==== Records provided

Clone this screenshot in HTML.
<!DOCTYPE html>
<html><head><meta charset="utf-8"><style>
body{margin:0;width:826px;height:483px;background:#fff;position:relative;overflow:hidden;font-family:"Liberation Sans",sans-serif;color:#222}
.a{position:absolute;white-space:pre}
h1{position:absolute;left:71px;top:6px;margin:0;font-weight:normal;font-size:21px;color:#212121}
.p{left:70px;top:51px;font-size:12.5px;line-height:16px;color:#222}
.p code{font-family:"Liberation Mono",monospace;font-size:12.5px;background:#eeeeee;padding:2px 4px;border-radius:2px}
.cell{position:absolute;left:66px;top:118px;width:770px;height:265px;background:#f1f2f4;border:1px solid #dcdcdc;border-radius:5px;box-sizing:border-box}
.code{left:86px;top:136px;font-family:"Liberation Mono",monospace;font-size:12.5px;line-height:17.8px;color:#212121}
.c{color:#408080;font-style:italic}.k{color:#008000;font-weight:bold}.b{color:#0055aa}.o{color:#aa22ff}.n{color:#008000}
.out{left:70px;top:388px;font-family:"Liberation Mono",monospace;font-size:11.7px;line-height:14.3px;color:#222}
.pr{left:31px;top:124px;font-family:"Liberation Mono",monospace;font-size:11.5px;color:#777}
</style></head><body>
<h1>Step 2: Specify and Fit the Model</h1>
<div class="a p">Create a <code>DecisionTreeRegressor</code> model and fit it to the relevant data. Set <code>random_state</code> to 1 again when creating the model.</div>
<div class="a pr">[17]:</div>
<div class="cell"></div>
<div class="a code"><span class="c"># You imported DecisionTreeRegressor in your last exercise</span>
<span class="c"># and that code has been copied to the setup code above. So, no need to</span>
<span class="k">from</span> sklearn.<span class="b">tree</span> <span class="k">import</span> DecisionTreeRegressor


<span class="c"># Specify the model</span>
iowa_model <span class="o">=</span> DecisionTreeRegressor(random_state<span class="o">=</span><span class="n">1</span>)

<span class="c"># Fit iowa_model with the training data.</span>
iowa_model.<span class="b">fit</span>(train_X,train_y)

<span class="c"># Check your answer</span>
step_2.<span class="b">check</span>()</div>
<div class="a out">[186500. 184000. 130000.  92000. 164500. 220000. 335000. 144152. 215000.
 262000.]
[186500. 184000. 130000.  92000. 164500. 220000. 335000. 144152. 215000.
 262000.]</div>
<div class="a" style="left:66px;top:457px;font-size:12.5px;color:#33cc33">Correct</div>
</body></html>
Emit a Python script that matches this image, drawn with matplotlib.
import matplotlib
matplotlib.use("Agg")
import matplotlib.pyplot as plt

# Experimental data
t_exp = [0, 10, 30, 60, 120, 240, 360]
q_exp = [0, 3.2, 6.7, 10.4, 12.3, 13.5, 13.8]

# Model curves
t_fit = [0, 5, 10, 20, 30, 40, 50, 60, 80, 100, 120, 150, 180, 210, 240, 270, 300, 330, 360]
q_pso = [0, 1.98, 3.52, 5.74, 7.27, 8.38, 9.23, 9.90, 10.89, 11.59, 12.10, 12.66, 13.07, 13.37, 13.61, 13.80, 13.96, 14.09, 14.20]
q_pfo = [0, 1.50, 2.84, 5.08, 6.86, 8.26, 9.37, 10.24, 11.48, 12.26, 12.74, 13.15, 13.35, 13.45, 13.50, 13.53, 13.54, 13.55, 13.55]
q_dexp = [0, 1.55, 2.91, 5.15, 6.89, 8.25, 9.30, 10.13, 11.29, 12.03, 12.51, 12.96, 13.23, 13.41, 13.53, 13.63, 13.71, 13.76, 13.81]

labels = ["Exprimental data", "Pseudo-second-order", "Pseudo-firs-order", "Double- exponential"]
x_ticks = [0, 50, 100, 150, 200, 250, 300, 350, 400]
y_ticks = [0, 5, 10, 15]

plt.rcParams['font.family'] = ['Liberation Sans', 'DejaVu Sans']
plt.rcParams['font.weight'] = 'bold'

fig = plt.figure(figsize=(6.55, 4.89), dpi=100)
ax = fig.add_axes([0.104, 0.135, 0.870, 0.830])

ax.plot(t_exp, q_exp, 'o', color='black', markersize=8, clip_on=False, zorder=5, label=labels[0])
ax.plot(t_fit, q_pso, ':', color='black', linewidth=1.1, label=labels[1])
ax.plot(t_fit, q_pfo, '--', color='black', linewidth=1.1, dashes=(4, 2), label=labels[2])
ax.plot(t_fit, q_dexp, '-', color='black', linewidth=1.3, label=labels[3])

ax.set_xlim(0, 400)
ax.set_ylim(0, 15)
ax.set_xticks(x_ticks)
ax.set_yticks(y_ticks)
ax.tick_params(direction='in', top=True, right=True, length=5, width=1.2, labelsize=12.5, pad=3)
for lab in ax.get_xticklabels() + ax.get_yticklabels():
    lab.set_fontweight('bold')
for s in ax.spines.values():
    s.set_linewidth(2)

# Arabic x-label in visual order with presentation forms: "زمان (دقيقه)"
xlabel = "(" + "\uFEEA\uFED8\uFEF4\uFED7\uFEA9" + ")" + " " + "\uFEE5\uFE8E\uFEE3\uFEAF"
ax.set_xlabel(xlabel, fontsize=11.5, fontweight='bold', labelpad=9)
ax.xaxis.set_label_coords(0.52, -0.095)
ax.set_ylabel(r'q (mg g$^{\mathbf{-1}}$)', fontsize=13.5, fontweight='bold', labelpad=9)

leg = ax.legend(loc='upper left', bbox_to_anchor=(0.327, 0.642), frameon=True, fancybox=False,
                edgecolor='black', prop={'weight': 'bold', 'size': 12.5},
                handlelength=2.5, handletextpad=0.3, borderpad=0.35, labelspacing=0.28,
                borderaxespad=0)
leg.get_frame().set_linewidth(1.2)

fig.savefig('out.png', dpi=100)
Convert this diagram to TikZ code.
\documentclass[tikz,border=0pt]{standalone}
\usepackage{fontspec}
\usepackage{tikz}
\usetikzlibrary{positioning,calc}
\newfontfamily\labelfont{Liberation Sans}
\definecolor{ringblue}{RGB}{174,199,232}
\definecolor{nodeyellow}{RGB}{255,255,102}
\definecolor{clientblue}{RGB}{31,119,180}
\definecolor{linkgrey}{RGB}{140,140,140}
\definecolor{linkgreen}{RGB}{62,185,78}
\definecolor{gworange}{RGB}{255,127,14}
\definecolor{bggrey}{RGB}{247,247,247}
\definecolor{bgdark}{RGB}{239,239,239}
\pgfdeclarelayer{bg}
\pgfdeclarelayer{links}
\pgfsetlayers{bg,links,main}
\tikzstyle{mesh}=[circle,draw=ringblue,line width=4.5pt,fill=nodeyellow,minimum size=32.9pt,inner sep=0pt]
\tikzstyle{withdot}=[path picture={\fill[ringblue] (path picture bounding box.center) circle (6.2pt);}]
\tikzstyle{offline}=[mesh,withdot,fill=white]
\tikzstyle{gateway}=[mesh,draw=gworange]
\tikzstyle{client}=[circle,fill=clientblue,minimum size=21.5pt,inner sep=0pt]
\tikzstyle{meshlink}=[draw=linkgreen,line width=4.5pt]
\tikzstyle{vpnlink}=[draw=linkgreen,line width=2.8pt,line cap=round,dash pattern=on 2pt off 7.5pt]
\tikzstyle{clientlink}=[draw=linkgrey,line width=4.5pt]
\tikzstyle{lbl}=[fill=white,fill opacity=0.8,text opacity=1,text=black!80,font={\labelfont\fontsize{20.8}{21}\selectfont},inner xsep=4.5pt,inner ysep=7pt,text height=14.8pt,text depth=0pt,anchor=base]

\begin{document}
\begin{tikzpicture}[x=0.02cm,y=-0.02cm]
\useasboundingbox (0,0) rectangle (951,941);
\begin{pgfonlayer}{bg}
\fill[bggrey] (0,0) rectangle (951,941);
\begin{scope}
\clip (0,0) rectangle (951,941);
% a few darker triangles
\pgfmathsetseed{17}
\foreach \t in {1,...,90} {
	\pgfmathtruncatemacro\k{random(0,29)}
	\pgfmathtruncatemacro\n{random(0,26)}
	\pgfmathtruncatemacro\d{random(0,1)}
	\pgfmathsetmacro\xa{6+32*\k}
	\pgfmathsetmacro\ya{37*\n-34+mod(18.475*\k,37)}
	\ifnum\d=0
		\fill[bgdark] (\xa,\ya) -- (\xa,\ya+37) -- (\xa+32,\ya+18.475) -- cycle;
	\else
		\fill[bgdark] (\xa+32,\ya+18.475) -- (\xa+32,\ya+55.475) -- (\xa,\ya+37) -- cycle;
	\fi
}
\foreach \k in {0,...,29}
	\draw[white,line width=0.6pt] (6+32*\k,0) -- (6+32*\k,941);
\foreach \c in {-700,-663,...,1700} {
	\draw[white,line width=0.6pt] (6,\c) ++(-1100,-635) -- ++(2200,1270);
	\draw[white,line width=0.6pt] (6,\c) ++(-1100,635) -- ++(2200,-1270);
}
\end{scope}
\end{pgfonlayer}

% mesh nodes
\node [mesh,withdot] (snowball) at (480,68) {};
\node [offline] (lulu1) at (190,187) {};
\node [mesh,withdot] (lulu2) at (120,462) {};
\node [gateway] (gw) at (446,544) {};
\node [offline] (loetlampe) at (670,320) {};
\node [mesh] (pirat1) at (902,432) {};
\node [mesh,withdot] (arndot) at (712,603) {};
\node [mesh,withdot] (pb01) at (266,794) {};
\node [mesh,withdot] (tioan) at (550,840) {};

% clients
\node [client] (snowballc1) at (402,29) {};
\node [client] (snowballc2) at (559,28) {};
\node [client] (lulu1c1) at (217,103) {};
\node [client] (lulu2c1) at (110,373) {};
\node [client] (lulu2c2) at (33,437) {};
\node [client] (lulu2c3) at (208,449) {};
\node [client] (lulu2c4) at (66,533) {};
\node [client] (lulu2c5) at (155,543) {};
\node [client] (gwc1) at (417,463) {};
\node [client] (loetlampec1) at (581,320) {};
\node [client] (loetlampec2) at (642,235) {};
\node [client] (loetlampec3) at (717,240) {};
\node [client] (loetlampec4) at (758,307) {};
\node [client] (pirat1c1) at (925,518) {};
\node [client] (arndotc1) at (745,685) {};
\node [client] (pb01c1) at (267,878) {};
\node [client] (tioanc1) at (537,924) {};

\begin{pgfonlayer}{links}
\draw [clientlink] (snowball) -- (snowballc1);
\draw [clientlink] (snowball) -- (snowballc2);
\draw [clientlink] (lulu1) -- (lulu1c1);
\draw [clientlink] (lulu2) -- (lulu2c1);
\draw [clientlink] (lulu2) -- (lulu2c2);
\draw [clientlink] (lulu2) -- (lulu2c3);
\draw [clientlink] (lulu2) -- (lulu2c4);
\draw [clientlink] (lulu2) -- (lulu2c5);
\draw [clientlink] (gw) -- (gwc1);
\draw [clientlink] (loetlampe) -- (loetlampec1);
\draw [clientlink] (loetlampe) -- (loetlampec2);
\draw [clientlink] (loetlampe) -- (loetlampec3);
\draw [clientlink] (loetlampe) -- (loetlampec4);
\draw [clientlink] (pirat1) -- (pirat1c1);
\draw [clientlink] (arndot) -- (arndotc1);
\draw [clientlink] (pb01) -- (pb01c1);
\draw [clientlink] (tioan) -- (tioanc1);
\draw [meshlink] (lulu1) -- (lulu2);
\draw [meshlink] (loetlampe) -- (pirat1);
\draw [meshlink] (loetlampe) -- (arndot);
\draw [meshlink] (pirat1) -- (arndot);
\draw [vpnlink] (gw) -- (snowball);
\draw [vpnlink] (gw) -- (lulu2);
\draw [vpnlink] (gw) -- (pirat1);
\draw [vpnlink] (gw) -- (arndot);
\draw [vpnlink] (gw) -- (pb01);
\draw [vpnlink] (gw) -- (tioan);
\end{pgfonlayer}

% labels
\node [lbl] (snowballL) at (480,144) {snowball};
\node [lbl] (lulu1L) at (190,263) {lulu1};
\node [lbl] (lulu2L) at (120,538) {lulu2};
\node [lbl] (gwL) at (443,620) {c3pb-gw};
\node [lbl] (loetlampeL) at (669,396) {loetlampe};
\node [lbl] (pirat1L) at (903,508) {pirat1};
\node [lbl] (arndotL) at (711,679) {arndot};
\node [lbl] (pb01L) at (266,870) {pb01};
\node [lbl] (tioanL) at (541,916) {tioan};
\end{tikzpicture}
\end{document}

========

What is being asked
Repeat exactly the lines from the one containing "Emit a Python" through the one containing "q_exp = [0, 3.2, 6.7, 10.4, 12.3, 13.5, 13.8]", both included, and nothing else.

Solution
Emit a Python script that matches this image, drawn with matplotlib.
import matplotlib
matplotlib.use("Agg")
import matplotlib.pyplot as plt

# Experimental data
t_exp = [0, 10, 30, 60, 120, 240, 360]
q_exp = [0, 3.2, 6.7, 10.4, 12.3, 13.5, 13.8]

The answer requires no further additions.